Thomas Lehmkuhl

By Scott MacClelland

LehmkuhlEVEN ON THE PHONE, Tom Lehmkuhl, the new conductor of I Cantori di Carmel chorus, projects a deeply sonorous baritone. But unless you’re a chorus member, you’ll have to wait a bit longer to hear it in musical action.

Since 2013 Lehmkuhl has been director of choral music at Carmel High and Middle Schools. Though a native of Walnut Creek, his route to Carmel has been anything but a straight shot. The youngest of six siblings, his early memories are of having relocated to Malibu where his father, a telephone company executive, acquired a residential parcel on Point Dume. Then it was back to the Walnut Creek suburb of Lafayette and graduation from Acalanes High School. “I didn’t really do music in middle school,” Lehmkuhl explains, though he had studied clarinet in elementary school. “I did sports.” However, Acalanes had a strong music program, including five choirs. Soon Tom auditioned for the “select” groups, and found himself in two of them and then began studying voice and piano. His life’s calling found him “suddenly.” That period of his life turned into an “amazing experience,” and including touring, entering and winning competitions, and finally a scholarship to attend Northwestern University.

As an undergrad at Northwestern (1988- ’89), “I focused on a performing career, on becoming an opera soloist and recitalist.” He then went on to DePaul University in Chicago (’89-’92) where he completed a BM in vocal performance. He continued his studies at the New England Conservatory, where he took an MM degree “cum laude,” and stayed on in the development office admin, “to get health insurance while I was auditioning.”

Lehmkuhl worked in orchestra development in Boston and secured a variety of singing opportunities, including two summers at Tanglewood where, in 1994, he won critical praise in the Boston Globe and New York Times for his performance in a world premiere by the Argentina-born composer Mauricio Kagel. During rehearsals with Seiji Ozawa of Bernstein’s “Kaddish” Symphony he filled in for the opera star Sherrill Milnes. During that time he joined Jerry Slavet and Jennifer Hurley-Wales in launching “From the Top,” the popular NPR variety show hosted by concert pianist Christopher O’Riley. Lehmkuhl did everything from finding talent to moving microphones.

Lehmkuhl worked in the PR office at the Metropolitan Opera and began his high school teaching career in New York in 2001, “at a tough, inner-city, upper East Side” school. Then it was off to India for the first of two teaching positions, at the American Embassy School in New Delhi (2004-2008) then the American School of Bombay in Mumbai (2008-2013) that included touring student productions internationally.
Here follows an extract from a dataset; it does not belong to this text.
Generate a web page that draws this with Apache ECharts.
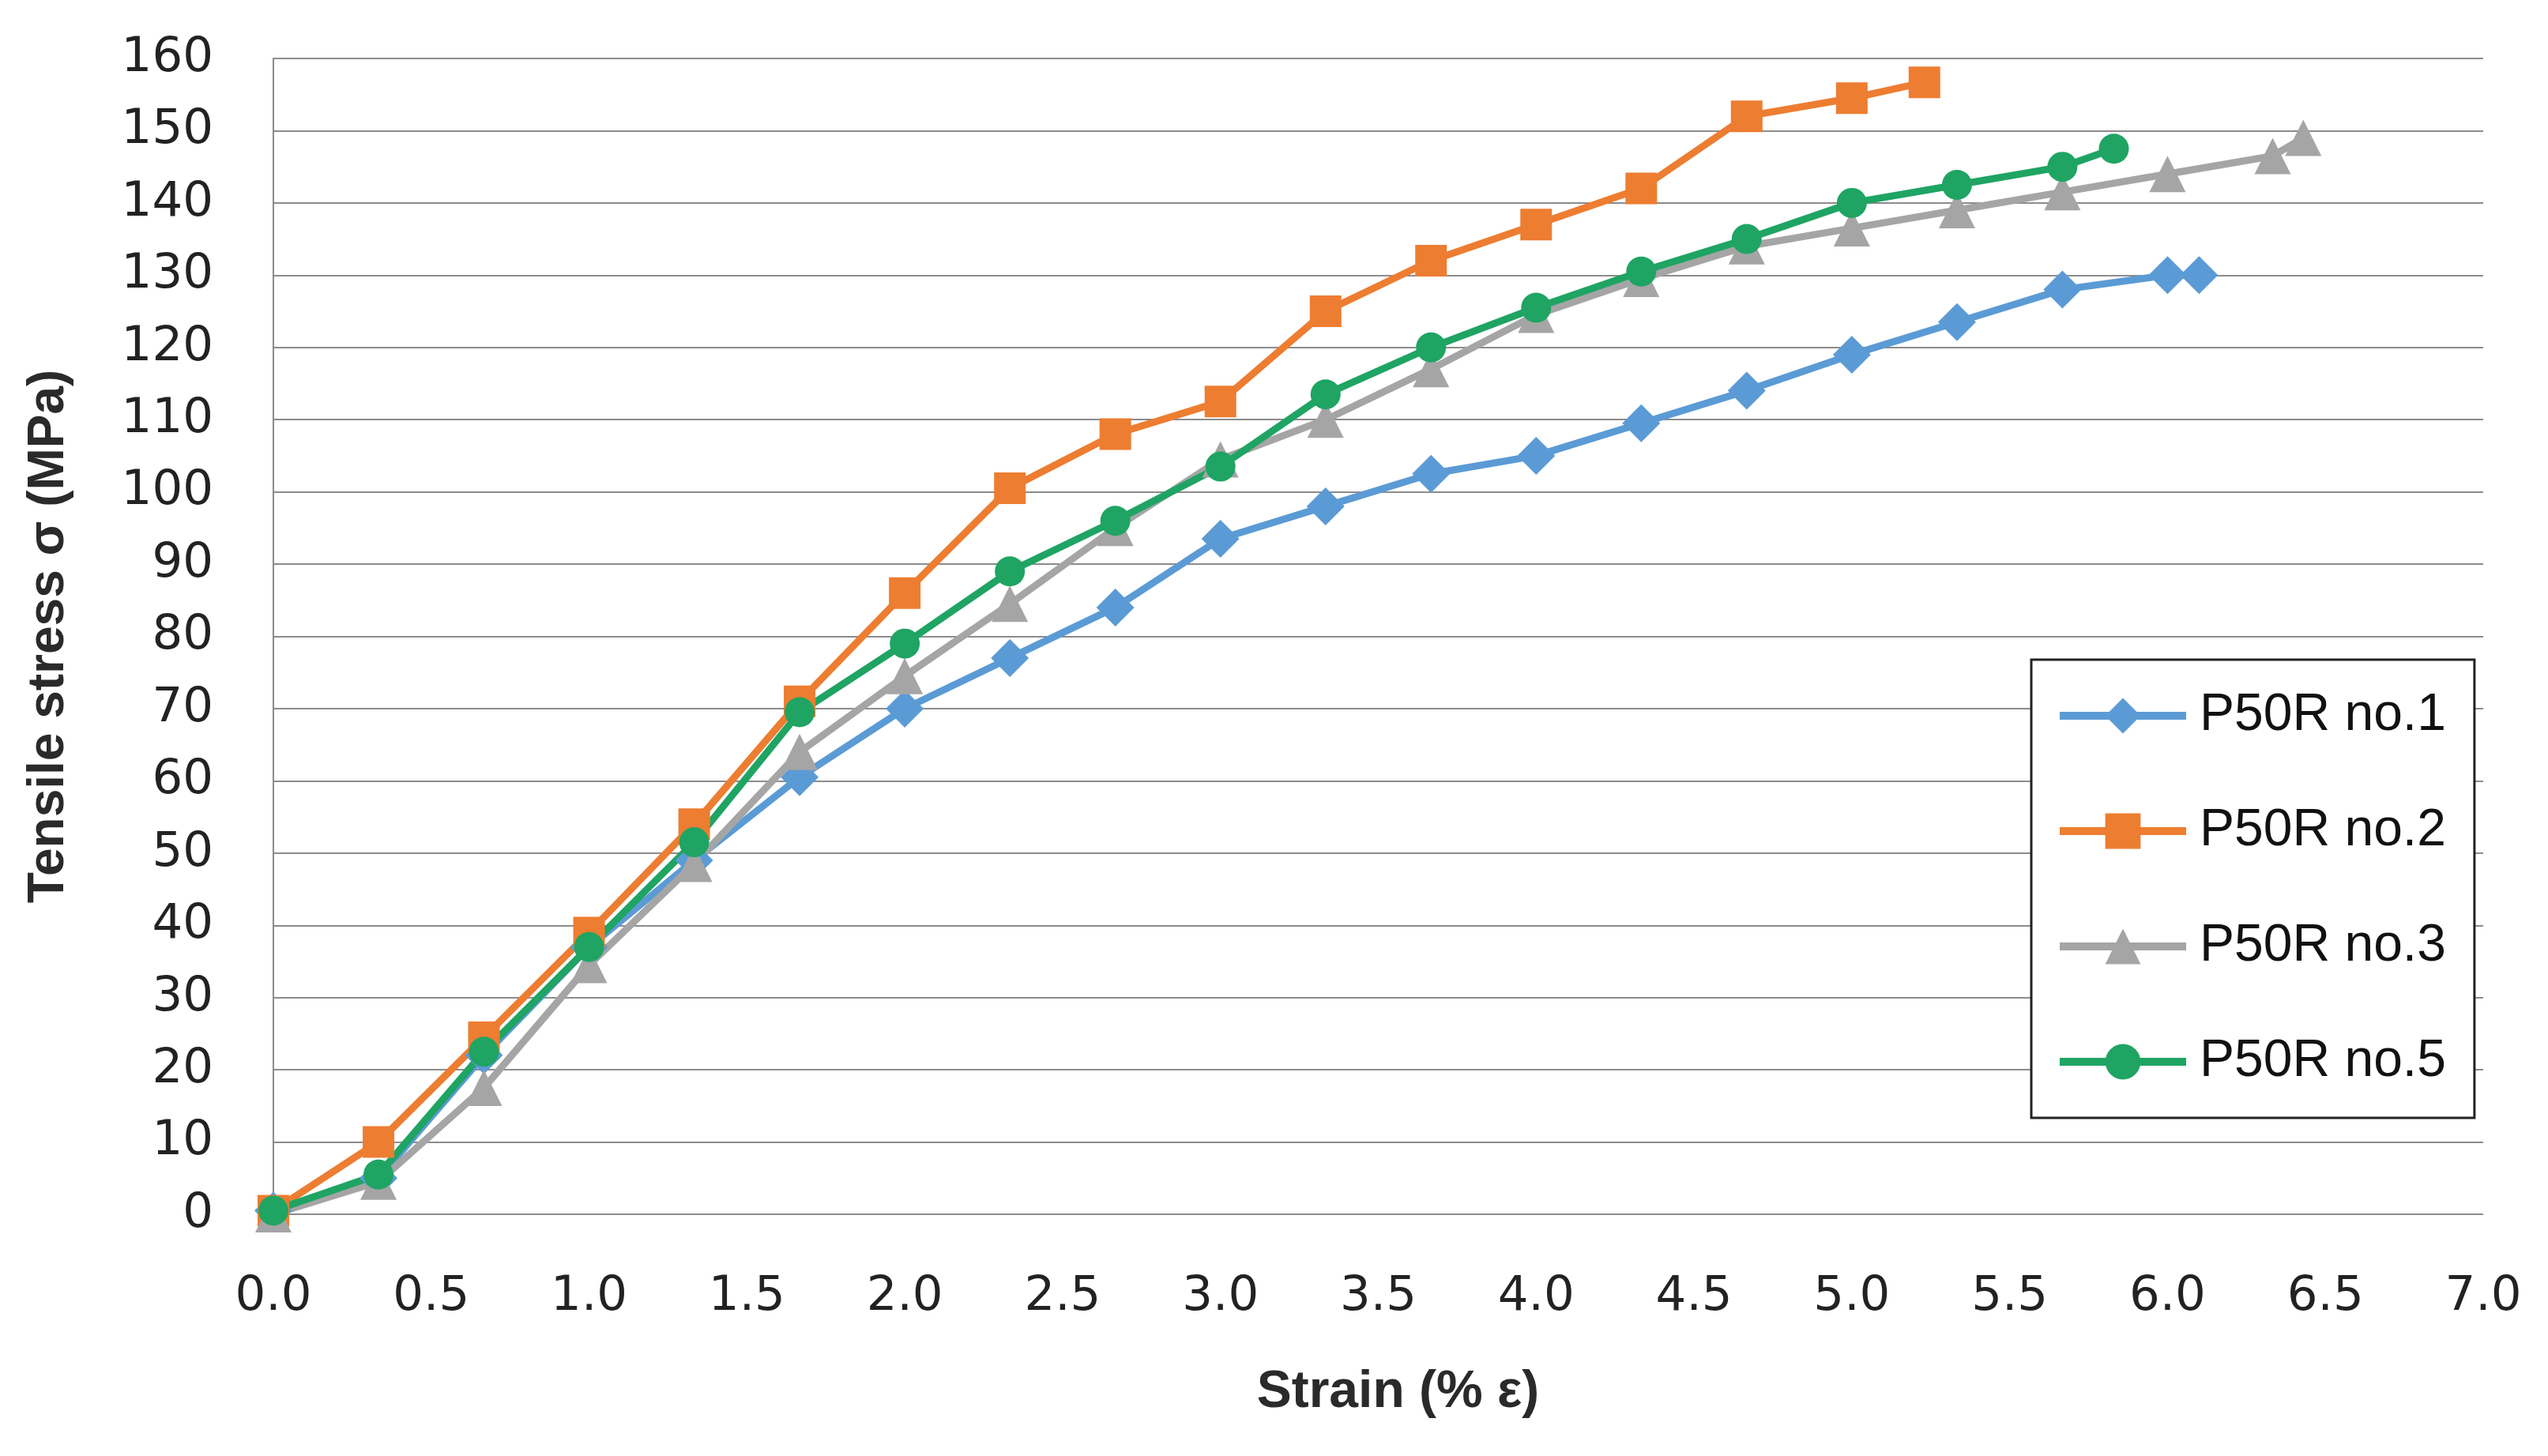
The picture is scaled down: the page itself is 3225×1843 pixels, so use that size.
<!DOCTYPE html>
<html>
<head>
<meta charset="utf-8">
<script src="https://cdn.jsdelivr.net/npm/echarts@6/dist/echarts.min.js"></script>
<style>
html,body{margin:0;padding:0;background:#fff;}
#chart{width:3225px;height:1843px;}
</style>
</head>
<body>
<div id="chart"></div>
<script>
// Strain (% ε) values for each specimen
const x1 = [0, 0.333, 0.667, 1.0, 1.333, 1.667, 2.0, 2.333, 2.667, 3.0, 3.333, 3.667, 4.0, 4.333, 4.667, 5.0, 5.333, 5.667, 6.0, 6.1];
const y1 = [0.5, 5, 22, 37, 49, 60.5, 70, 77, 84, 93.5, 98, 102.5, 105, 109.5, 114, 119, 123.5, 128, 130, 130];

const x2 = [0, 0.333, 0.667, 1.0, 1.333, 1.667, 2.0, 2.333, 2.667, 3.0, 3.333, 3.667, 4.0, 4.333, 4.667, 5.0, 5.23];
const y2 = [0.5, 10, 24.5, 39, 54, 71, 86, 100.5, 108, 112.5, 125, 132, 137, 142, 152, 154.5, 156.7];

const x3 = [0, 0.333, 0.667, 1.0, 1.333, 1.667, 2.0, 2.333, 2.667, 3.0, 3.333, 3.667, 4.0, 4.333, 4.667, 5.0, 5.333, 5.667, 6.0, 6.333, 6.43];
const y3 = [0, 4.5, 17.5, 34.5, 48.5, 64, 74.5, 84.5, 95, 104.5, 110, 117, 124.5, 129.5, 134, 136.5, 139, 141.5, 144, 146.5, 149];

const x5 = [0, 0.333, 0.667, 1.0, 1.333, 1.667, 2.0, 2.333, 2.667, 3.0, 3.333, 3.667, 4.0, 4.333, 4.667, 5.0, 5.333, 5.667, 5.83];
const y5 = [0.5, 5.5, 22.5, 37, 51.5, 69.5, 79, 89, 96, 103.5, 113.5, 120, 125.5, 130.5, 135, 140, 142.5, 145, 147.5];

const seriesNames = ['P50R no.1', 'P50R no.2', 'P50R no.3', 'P50R no.5'];
const xTitle = 'Strain (% ε)';
const yTitle = 'Tensile stress σ (MPa)';

function pairs(xs, ys) { return xs.map((v, i) => [v, ys[i]]); }

const colors = ['#5B9BD5', '#ED7D31', '#A5A5A5', '#1FA463'];
const symbols = ['diamond', 'rect', 'triangle', 'circle'];
const sizes = [48, 40, 46, 38];
const datasets = [pairs(x1, y1), pairs(x2, y2), pairs(x3, y3), pairs(x5, y5)];

const chart = echarts.init(document.getElementById('chart'), null, {renderer: 'canvas'});
chart.setOption({
  backgroundColor: '#ffffff',
  animation: false,
  grid: {left: 346, right: 82, top: 74, bottom: 306},
  legend: {
    orient: 'vertical',
    left: 2571,
    top: 835,
    backgroundColor: '#ffffff',
    borderColor: '#222222',
    borderWidth: 3,
    padding: [38, 36, 38, 31],
    itemGap: 80,
    itemWidth: 160,
    itemHeight: 56,
    lineStyle: {width: 10},
    textStyle: {fontFamily: 'Liberation Sans', fontSize: 66, color: '#111111', padding: [0, 0, 0, 12]},
    data: seriesNames
  },
  xAxis: {
    type: 'value',
    min: 0, max: 7, interval: 0.5,
    name: xTitle,
    nameLocation: 'middle',
    nameGap: 193,
    nameTextStyle: {fontFamily: 'Liberation Sans', fontWeight: 'bold', fontSize: 66, color: '#2a2a2a', padding: [0, 0, 0, 50]},
    axisLine: {show: false},
    axisTick: {show: false},
    splitLine: {show: false},
    axisLabel: {
      fontFamily: 'DejaVu Sans', fontSize: 61, color: '#222222', margin: 75,
      formatter: v => v.toFixed(1)
    }
  },
  yAxis: {
    type: 'value',
    min: 0, max: 160, interval: 10,
    name: yTitle,
    nameLocation: 'middle',
    nameRotate: 90,
    nameGap: 252,
    nameTextStyle: {fontFamily: 'Liberation Sans', fontWeight: 'bold', fontSize: 64, color: '#2a2a2a'},
    axisLine: {show: true, lineStyle: {color: '#8a8a8a', width: 2}},
    axisTick: {show: false},
    splitLine: {show: true, lineStyle: {color: '#8c8c8c', width: 2}},
    axisLabel: {fontFamily: 'DejaVu Sans', fontSize: 61, color: '#222222', margin: 76}
  },
  series: seriesNames.map((n, i) => ({
    name: n,
    type: 'line',
    data: datasets[i],
    symbol: symbols[i],
    symbolSize: sizes[i],
    showAllSymbol: true,
    lineStyle: {color: colors[i], width: 9},
    itemStyle: {color: colors[i]},
    emphasis: {disabled: true}
  }))
});
</script>
</body>
</html>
An unexpected highlight there was being cast as an opera singer in the multi-Oscar winning Slumdog Millionaire. “It was ‘right place, right time,’” he says. (Ironically, he is seen lip-synching a tenor aria.)

After teaching choral music and music appreciation for nine years, including having met and married his France-born wife—“She is a tough, interesting woman, a classical Indian dancer and speaks Hindi very well”—and becoming a father, he was ready to return to California. “I did a job search, mostly looking at private schools. My brother urged me to look at public schools in San Luis Obispo. Then I saw a listing for Carmel and somehow made it through the first site interview via Skype, at 1 am here for the time difference,” he says.

With foreknowledge of longtime I Cantori leader Sal Ferrantelli’s plans to retire, Laura Arnow approached Lehmkuhl. “She was very polite, and very persistent,” he recalls. “I was in New York for Christmas.” Then, last spring, he met with John Anderson at Monterey Peninsula College. (I Cantori has long been a class offering at MPC.) Along with three other candidates, Lehmkuhl auditioned for I Cantori by conducting music from Brahms’ German Requiem.

For his first I Cantori concerts, at Carmel Mission, Lehmkuhl will conduct Pergolesi’s Magnificat, Michael Haydn’s “Lauft ihr Hirten allzugleich” and Morten Lauridsen’s Prayer, plus Zikr, a Sufi prayer for peace, and Christmas songs both old and new.

Lehmkuhl calls his arrival here “Serendipity. Carmel was the best offer. And we are near my parents in La Selva Beach.” Apparently, serendipity comes in pairs. Just ask the members of I Cantori.